Phil Mayor, senior staff attorney at the ACLU of Michigan, said surveillance has a “multiplier effect” on overpolicing.
“We disparately charge and convict members of communities of color,” Mayor said in the report. “We disparately surveil those same communities in terms of who we’re targeting with dragnet surveillance.”
The NYPD has repeatedly defended its gang database, nearly 99% of which is made up of people of color, saying it has been a necessary tool for taking down gang members. In February, the NYPD explained reforms aimed at minimizing the database’s use for non-gang-related crimes.
Mamaluk dismissed the claims of discrimination, saying policing is necessary and welcomed in communities of color.
“While others may pontificate from the sterilized environment of an office, the Adams administration is on the ground, listening to communities,” Mamaluk wrote. “And what we hear — again and again — is that people want more police and safer streets, not less.

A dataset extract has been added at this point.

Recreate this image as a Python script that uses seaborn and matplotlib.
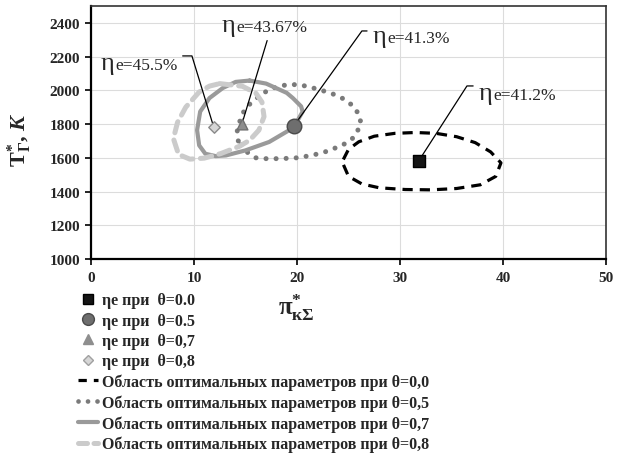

That’s especially true in Black and Brown communities, and we remain laser-focused on meeting their needs.”
The report also alleges the city’s public housing system, NYCHA, is home to 41% of the city’s surveillance cameras, which the researchers say is evidence that the city discriminates against low-income communities and communities of color through surveillance.
Michael Horgan, NYCHA press secretary, defended the agency and criticized STOP’s research practices.
“This Canada-based research group never contacted NYCHA for facts or data about security cameras at our developments,” Horgan wrote to amNewYork. “NYCHA takes the safety and security of our public housing residents very seriously and claims that the Authority uses its security cameras for unwarranted surveillance are false.”
The report received funding from Canada’s Social Sciences and Humanities Research Council, but the research was conducted in New York with researchers from Morgan State University in Maryland and Dalhousie University in Nova Scotia, Canada.
The handbook broadly suggests greater oversight and transparency across all city agencies, noting that New York’s landmark surveillance law, the POST Act, only applies to the NYPD.
Manis said the handbook aims to invite urban planners to help redesign New York and join STOP’s coalition against unfettered surveillance.
“City planners are in a position to design for resident safety instead of facilitating surveillance and overpolicing,” Manis said. “This is a resource to put what anti-surveillance activists know at planners’ easy disposal.”
“This is an invitation for urban planners to join the coalition,” Manis added.